What was your actvity level in the days and weeks after surgery?

My energy was nonexsistant prior to surgery, I tried to ride bike but it hurt. I tried to walk but my legs would ache. I couldn't play with my daughter for long because my feet would hurt. As the weight came off my energy boosts were amazing. I started to encrease my exercise and a year and a half after surgery I joined Jazzercise. I couldn't do the whole excercise though because I would get dizzy from the low iron or we were never sure and I couldn't afford to go to the doctor. But I have so much energy now, have a great time riding bikes and going places.

What vitamins and/or dietary supplements have you taken since your surgery?

I take Iron because I was anemic. I take a few herbal and vit supplements like vit b 12, calcium, biotin, a multi and I take some others that have helped.

What side effects (nausea, vomiting, sleep disturbace, dumping, hair loss etc.) were worse for you? For how long after surgery did they persist? How did you cope with them?

I have had very little nasea, the nausea was from the protien shake the doctor had me taking. I have always had problems with sleep but to be honest it did get worse. I never had dumping and only experience problems from sugar a bout twice. My hair really thinned and therefore I added biotin to my diet, I also used Nioxin for awhile and although expensive, it really helped. After a year or so things really slowed down, now three years out I still avoid that which I was told would cause problems. I drank a margarita the other day, that was not good and I had a bad reaction to the sugar, sweating, elevated racing pulse, felt really weird. Wish I could get insurance there are things I'd like to talk to a doctor about.

What was the worst part about the entire bariatric surgery process?

Easy!!!!!!! The skin. I cant afford plastic surgery and I feel so sad about the fact that I went through all that to lose weight and now I hide my body because of the skin. The second thing is insurance, knowone will take you on after surgery. You must go group and my husbands employer doesn't supply ins. so I can't get coverage.

What aftercare support group/program do you have? How helpful/important is this?

It is very important you need someone to talk to that can understand the changes. I have had to go it alone, I am too far away from my doctor to attend meetings, but I get a newsletter. The doctors who perform surgery here have support groups but they wont et me go. I guess that means I cant afford any support and so I know it's important, I also know I don't have the availability.

What is your scar like? Is this what you expected?

Very small but compared to the saggy skin the scars are nothing!

Please describe any plateau experiences you have had since surgery.
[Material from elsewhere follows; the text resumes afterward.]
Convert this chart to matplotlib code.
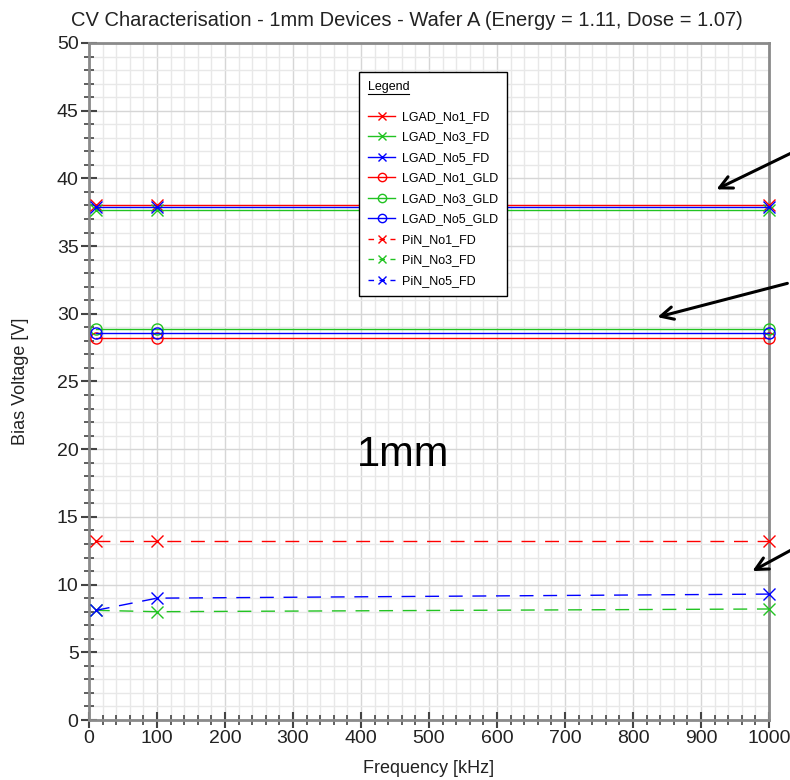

I hit a plateau, I am there now. I stopped losing weight and would slowly lose a pound or two. I called the doctors office and asked if I was done losing, they just told me to be patient. I lost two pounds a month for about six or seven months.

Do you notice people treating you any differently now?

I am treated like a person now. It angers me there are actually people who wouldnt give me the time of day fat that have actually wanted to be closer now. Fat people are treated so different. When I walked in a room fat people looked away, almost afraid of themselves, now they smile and greet me. I am the same person my insides scream!